== SOURCE MATERIAL ==
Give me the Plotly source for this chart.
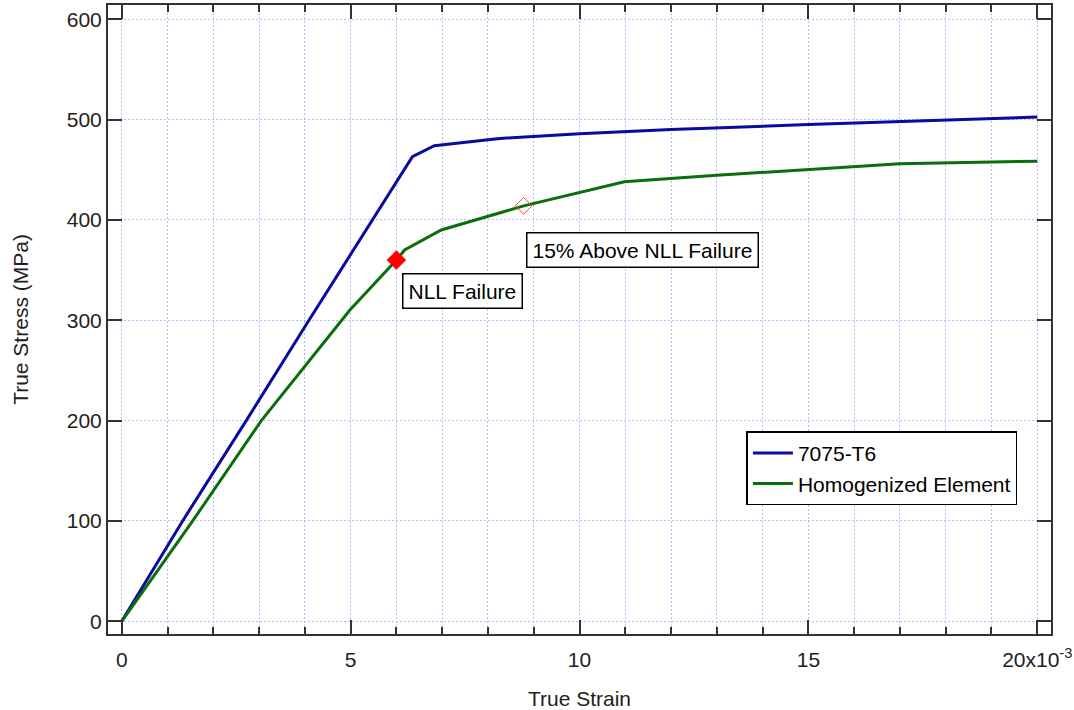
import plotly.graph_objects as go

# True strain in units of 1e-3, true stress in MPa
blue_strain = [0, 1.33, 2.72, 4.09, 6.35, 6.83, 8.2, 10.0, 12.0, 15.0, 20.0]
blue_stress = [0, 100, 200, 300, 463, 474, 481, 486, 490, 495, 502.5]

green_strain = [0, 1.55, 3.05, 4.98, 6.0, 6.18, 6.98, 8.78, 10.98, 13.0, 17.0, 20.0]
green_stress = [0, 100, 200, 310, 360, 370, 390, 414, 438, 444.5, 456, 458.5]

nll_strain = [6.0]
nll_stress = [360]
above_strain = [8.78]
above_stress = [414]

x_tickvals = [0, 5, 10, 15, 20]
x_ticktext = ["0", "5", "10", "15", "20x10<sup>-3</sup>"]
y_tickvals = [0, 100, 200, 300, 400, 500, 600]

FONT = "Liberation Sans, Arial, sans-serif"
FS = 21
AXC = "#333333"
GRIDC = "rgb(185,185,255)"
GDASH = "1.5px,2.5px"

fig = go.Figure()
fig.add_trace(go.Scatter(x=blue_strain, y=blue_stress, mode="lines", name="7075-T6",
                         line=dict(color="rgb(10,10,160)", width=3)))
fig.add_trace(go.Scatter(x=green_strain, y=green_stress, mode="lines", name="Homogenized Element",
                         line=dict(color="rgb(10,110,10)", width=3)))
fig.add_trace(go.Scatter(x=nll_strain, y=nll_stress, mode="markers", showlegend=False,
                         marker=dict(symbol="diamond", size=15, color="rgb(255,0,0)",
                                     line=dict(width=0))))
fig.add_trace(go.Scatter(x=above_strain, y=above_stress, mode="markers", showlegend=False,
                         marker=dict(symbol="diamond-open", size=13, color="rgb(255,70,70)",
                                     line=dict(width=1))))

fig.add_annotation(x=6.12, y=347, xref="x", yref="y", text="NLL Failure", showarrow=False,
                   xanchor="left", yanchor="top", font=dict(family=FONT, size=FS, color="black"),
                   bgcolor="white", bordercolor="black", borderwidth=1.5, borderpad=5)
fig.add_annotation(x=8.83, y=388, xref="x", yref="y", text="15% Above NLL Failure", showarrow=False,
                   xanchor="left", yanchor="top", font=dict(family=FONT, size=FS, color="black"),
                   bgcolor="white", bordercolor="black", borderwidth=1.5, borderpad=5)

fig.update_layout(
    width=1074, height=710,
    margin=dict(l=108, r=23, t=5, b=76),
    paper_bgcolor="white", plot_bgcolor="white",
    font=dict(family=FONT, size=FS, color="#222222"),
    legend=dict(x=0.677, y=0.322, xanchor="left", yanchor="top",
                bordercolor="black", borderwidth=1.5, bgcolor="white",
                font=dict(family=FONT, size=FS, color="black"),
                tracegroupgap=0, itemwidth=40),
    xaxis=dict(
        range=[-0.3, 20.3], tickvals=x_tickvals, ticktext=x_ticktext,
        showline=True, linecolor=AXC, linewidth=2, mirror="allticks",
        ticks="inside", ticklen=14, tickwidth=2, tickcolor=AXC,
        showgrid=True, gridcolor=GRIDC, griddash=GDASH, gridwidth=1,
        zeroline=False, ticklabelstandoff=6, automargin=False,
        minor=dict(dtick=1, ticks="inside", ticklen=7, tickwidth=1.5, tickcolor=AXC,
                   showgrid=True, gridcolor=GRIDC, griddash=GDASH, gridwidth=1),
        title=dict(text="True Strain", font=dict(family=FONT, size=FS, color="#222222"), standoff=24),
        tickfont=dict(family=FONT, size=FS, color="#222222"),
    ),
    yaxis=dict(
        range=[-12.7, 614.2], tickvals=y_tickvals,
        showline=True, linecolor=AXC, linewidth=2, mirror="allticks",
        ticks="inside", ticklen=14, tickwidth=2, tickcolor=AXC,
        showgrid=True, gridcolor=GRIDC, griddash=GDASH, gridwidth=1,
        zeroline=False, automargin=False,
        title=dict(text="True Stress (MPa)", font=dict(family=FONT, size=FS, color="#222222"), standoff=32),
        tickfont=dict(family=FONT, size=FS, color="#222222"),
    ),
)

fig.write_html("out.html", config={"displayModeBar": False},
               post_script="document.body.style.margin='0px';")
===
Reproduce the data above word for word from its first line through the line that holds "line=dict(width=1))))", both ends included; skip pictures.

Give me the Plotly source for this chart.
import plotly.graph_objects as go

# True strain in units of 1e-3, true stress in MPa
blue_strain = [0, 1.33, 2.72, 4.09, 6.35, 6.83, 8.2, 10.0, 12.0, 15.0, 20.0]
blue_stress = [0, 100, 200, 300, 463, 474, 481, 486, 490, 495, 502.5]

green_strain = [0, 1.55, 3.05, 4.98, 6.0, 6.18, 6.98, 8.78, 10.98, 13.0, 17.0, 20.0]
green_stress = [0, 100, 200, 310, 360, 370, 390, 414, 438, 444.5, 456, 458.5]

nll_strain = [6.0]
nll_stress = [360]
above_strain = [8.78]
above_stress = [414]

x_tickvals = [0, 5, 10, 15, 20]
x_ticktext = ["0", "5", "10", "15", "20x10<sup>-3</sup>"]
y_tickvals = [0, 100, 200, 300, 400, 500, 600]

FONT = "Liberation Sans, Arial, sans-serif"
FS = 21
AXC = "#333333"
GRIDC = "rgb(185,185,255)"
GDASH = "1.5px,2.5px"

fig = go.Figure()
fig.add_trace(go.Scatter(x=blue_strain, y=blue_stress, mode="lines", name="7075-T6",
                         line=dict(color="rgb(10,10,160)", width=3)))
fig.add_trace(go.Scatter(x=green_strain, y=green_stress, mode="lines", name="Homogenized Element",
                         line=dict(color="rgb(10,110,10)", width=3)))
fig.add_trace(go.Scatter(x=nll_strain, y=nll_stress, mode="markers", showlegend=False,
                         marker=dict(symbol="diamond", size=15, color="rgb(255,0,0)",
                                     line=dict(width=0))))
fig.add_trace(go.Scatter(x=above_strain, y=above_stress, mode="markers", showlegend=False,
                         marker=dict(symbol="diamond-open", size=13, color="rgb(255,70,70)",
                                     line=dict(width=1))))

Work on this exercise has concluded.